Judt draws provocative connections between a dazzling range of subjects: From Jewish intellectuals and the challenge of "evil" in the recent European past to the interpretation of the Cold War; from the rise and fall of the state in public affairs to the displacement of history by 'heritage'. Ranging with his trademark acuity and elan from Belgium to Israel, from the memory of Marxism to the practice of foreign policy, he takes us beyond what we think we know of the past to explain how we came to know it, and shows how much of our history has been sacrificed in the triumph of myth-making over understanding and denial over memory. His book is a road map back to the historical sense we urgently need.

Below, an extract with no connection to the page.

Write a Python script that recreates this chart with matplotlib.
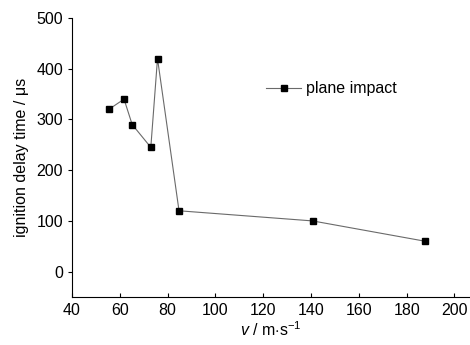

Tony Judt was born in London in 1948. He was educated at King's College, Cambridge, and the Ecole Normale Superieure, Paris, and has taught at Cambridge, Oxford, Berkeley, and New York University, where he is currently university professor and director of the Remarque Institute […] The author or editor of twelve books, he is a frequent contributor to The New York Review of Books, the London Review of Books and The New York Times. His most recent book, Postwar: A History of Europe Since 1945, was one of the New York Times Book Review's Ten Best Books of 2005, the winner of the Council on Foreign Relations Arthur Ross Book Award, and a finalist for the Pulitzer Prize. In 2007 he was awarded the Hannah Arendt Prize.